The Imperial Camel Corps traversed the barren desert during the night of 8–9 January 1917 and were surprised at daybreak to find the hills had disappeared and they were now in flat cultivated country, covered with barley crops about nine inches high as far as the eye could see. This afforded them absolutely no cover from which to attack their enemy who were perched high on two knobs. Daylight had also brought a surprise for the Turks. They looked down upon the seemingly endless columns of Australian, New Zealand and British mounted troops who were encircling them, while the Bedouins continued to work their fields oblivious to the coming battle.
CHETWODE believed his mounted force was not up to the task of storming a strong infantry position and did not order an attack until 3pm when told that Turkish reinforcements were moving towards Rafa.

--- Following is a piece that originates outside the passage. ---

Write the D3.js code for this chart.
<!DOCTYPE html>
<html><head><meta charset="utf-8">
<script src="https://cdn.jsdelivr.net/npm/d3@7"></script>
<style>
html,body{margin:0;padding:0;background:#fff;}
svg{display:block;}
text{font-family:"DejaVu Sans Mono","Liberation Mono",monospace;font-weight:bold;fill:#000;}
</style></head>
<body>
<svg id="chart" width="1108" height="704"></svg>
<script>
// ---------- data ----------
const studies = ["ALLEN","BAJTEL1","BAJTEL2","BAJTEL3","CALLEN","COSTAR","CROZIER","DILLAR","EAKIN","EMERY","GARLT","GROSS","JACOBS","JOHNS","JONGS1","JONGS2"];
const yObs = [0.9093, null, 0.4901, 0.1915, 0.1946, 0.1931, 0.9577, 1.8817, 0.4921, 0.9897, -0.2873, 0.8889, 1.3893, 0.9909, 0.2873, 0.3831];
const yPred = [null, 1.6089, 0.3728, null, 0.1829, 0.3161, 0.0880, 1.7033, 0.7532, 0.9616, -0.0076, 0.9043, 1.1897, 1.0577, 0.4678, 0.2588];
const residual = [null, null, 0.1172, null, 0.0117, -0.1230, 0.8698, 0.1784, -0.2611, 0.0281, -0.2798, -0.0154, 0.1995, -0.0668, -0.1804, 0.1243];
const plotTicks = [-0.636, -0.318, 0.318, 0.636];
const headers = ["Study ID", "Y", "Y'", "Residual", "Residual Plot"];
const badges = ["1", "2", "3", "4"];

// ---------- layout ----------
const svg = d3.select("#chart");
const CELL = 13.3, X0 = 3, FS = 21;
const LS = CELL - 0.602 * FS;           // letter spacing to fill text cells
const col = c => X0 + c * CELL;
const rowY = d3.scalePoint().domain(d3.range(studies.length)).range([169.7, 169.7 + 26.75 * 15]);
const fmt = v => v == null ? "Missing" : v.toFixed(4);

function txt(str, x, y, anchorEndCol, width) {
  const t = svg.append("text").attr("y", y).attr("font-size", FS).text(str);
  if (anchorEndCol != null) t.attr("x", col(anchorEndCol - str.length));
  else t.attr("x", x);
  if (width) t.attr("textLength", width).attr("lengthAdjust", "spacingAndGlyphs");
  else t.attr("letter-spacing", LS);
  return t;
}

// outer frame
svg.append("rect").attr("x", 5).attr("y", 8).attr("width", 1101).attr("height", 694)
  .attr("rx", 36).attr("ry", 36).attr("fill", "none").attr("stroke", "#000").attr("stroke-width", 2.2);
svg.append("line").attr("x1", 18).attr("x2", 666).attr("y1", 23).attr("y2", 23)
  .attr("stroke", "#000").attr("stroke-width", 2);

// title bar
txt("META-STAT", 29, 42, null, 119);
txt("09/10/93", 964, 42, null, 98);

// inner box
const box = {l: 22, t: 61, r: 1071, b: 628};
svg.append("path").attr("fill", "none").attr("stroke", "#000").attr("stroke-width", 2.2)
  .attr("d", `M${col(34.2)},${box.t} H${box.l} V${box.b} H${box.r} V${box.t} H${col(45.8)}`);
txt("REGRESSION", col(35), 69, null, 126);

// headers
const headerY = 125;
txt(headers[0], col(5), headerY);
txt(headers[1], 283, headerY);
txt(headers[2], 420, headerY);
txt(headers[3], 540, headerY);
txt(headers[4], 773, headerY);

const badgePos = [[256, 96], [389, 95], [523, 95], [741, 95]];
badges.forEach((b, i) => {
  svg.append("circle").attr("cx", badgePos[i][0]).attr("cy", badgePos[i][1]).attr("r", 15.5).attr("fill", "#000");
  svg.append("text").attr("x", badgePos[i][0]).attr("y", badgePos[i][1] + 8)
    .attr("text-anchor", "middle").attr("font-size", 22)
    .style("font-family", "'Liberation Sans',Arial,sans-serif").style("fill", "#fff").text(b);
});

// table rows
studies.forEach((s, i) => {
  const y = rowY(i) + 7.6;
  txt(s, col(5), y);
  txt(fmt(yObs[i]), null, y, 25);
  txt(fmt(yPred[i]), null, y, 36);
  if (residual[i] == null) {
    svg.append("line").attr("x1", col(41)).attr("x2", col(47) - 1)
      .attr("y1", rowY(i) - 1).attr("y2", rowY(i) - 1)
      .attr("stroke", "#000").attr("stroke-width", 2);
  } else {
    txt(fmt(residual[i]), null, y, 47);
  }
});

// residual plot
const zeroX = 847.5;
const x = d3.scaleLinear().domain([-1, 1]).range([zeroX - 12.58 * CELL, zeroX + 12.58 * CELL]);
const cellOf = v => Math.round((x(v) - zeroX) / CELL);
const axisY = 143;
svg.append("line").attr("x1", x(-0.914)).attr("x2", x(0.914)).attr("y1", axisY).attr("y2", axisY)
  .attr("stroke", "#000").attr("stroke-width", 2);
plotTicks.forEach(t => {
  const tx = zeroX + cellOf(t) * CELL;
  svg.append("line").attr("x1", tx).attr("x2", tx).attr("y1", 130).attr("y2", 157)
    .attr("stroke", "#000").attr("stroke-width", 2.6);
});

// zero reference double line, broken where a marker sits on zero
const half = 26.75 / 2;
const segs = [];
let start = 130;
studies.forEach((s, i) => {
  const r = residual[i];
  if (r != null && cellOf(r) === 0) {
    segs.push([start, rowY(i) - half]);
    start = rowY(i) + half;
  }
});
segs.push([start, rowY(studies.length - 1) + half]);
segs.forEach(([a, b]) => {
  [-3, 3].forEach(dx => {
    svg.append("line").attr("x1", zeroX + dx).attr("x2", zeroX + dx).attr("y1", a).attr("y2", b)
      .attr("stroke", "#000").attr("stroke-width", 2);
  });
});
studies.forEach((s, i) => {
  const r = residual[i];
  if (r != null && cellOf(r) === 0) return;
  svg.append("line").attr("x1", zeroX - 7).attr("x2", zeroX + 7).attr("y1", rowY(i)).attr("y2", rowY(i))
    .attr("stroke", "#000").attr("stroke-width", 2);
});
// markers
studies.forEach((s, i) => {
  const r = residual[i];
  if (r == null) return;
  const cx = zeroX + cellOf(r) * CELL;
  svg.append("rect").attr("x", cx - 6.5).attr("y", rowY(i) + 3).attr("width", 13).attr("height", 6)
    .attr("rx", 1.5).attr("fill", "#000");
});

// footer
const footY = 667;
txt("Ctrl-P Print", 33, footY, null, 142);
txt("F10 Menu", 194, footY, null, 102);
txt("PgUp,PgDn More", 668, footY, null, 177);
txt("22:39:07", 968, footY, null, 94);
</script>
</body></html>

Dismounting 1,500 to 2,000 yards from the enemy position the Camel Corps fixed their bayonets and charged through the heavy enemy rifle fire. As the first men reached the enemy trenches the Turks, sighting their bayonets, raised white flags and surrendered. The New Zealanders had also been successful in capturing their objective.
The Australians, still out of breath after charging across the soft ground, gave a cheer and shook hands with the Turks who minutes before they had sought to kill. In contrast with the fighting on the Western Front this happened many times during the Middle East campaign, as once the enemy dropped their rifles or raised a white flag the rage of the Australians quickly subsided and the Australian medical corps would treat the wounded from both sides equally.
At 4pm CHETWODE, believing no progress was being made, had ordered a withdrawal just prior to news coming through that the New Zealand Mounted Brigade had mounted a successful bayonet charge. This was followed by news of the success of the charge by the Camel Corps. CHETWODE immediately cancelled the order to withdraw and the two remaining Turkish positions were soon captured.
This action cost the allies 71 killed and 415 wounded, while the Turkish casualties were 200 killed and 1,635 captured.
One group of Turks that attempted to escape was quickly captured by the New Zealanders. The Camel Corps casualties numbered 171 including eight officers. Nine men including 2nd Lieutenant Harry Alfred James LINFORD were killed. Roman Catholic Chaplain Henry Alfred CLARKE buried them at El Magruntain the following day and marked their grave with a wooden cross. Great care was taken with the burial as the Australians were very reluctant to leave their dead or hastily buried troops on the battlefield. The Turks and the Bedouins had no qualms about opening the graves and stripping the bodies of their clothing and boots despite the condemnation of the German field officers.
Neta learnt of Phil’s death by way of a cable from his brother Thomas who returned to Australia on 15 June 1919, having survived this battle and the war.
Phil’s remains were exhumed on 31 December 1921 and re buried in 2 Kantara War Memorial Cemetery, Egypt. Plot F, Grave 111. Kantara is on the east bank of the Suez Canal.
His service medals, the 1914/15 Star #21496, the British War Medal #22968 and the Allied Victory Medal #22799, were sent to Neta who had moved to 101 Barney Street, Armidale in February 1923.
Trooper William George Phillips (Phil) WHILDON’s name also appears on:
added by bern
- Memorial Panel 10, Australian War Memorial, Canberra
- The Memorial at the Scone War Memorial Swimming Pool
- The Roll of Honour, Scott Memorial Hospital, Scone
- The Honour Roll, Scone Returned Servicemen’s League Club
- The First World War Memorial Arch in St Luke’s Anglican Church, Scone
© 2013 Harry Willey, Dip L&AH UNE. Courtesy Australian Family Tree Connections magazine, May 2013.